The news follows a report this week by researchers in Hong Kong about a man there who had been reinfected four and a half months after being declared recovered.
The NOS cited virologist Marion Koopmans as saying the Dutch patient was an older person with a weakened immune system. She said that cases where people have been sick with the virus a long time and it then flares up are better known.
But a true reinfection, as in the Dutch, Belgian and Hong Kong cases, requires genetic testing of the virus in both the first and second infection to see whether the two instances of the virus differ slightly.
Koopmans, an adviser to the Dutch government, said reinfections had been expected. “That someone would pop up with a reinfection, it doesn’t make me nervous,” she said. “We have to see whether it happens often.”
The Belgian patient had mild symptoms, the NOS cited virologist Marc Van Ranst as saying. But “it’s not good news,” he added.
He said the case shows antibodies the patient developed during the first exposure were not enough to prevent a second case with the slightly different variant of the virus.
He said it is not clear whether such cases are rare or whether there are “many more people who could have a reinfection after six or seven months.”

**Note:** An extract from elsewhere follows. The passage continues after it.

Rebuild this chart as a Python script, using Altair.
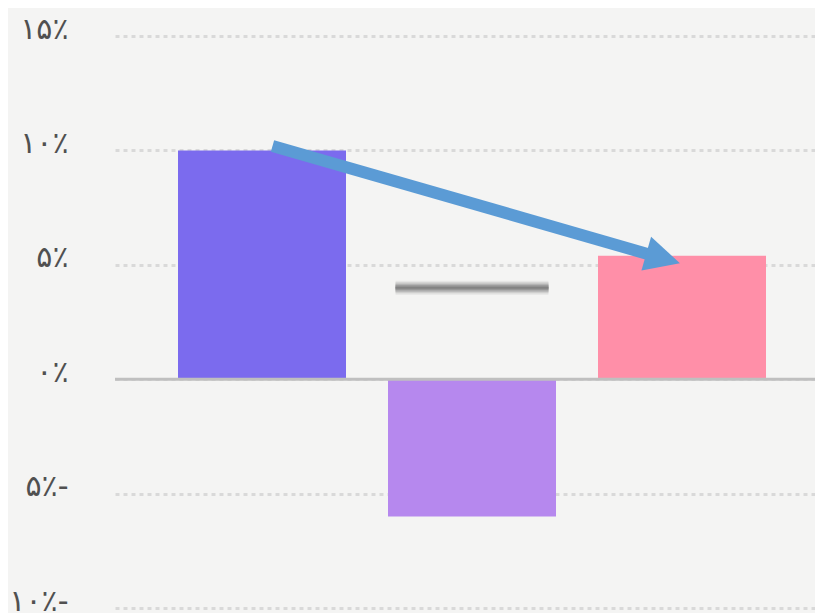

But WHO Spokesperson Dr. Margaret Harris told the BBC that it is unclear whether this is likely to be a common occurrence.
“What’s important here is this is just one case out of more than 23 million, so while we did expect that it could happen it is not clear that this is something that is likely to happen to many people.”
“We would expect that given the quality of the surveillance – and the study in Hong Kong shows what a high level of surveillance they are doing there – you would have expected to see many more cases if this was happening a lot,” she said.
A 33-year-old Hong Kong man who recovered from COVID-19 was infected again four-and-a-half months later in the first documented instance of human reinfection, researchers at the University of Hong Kong said on Monday.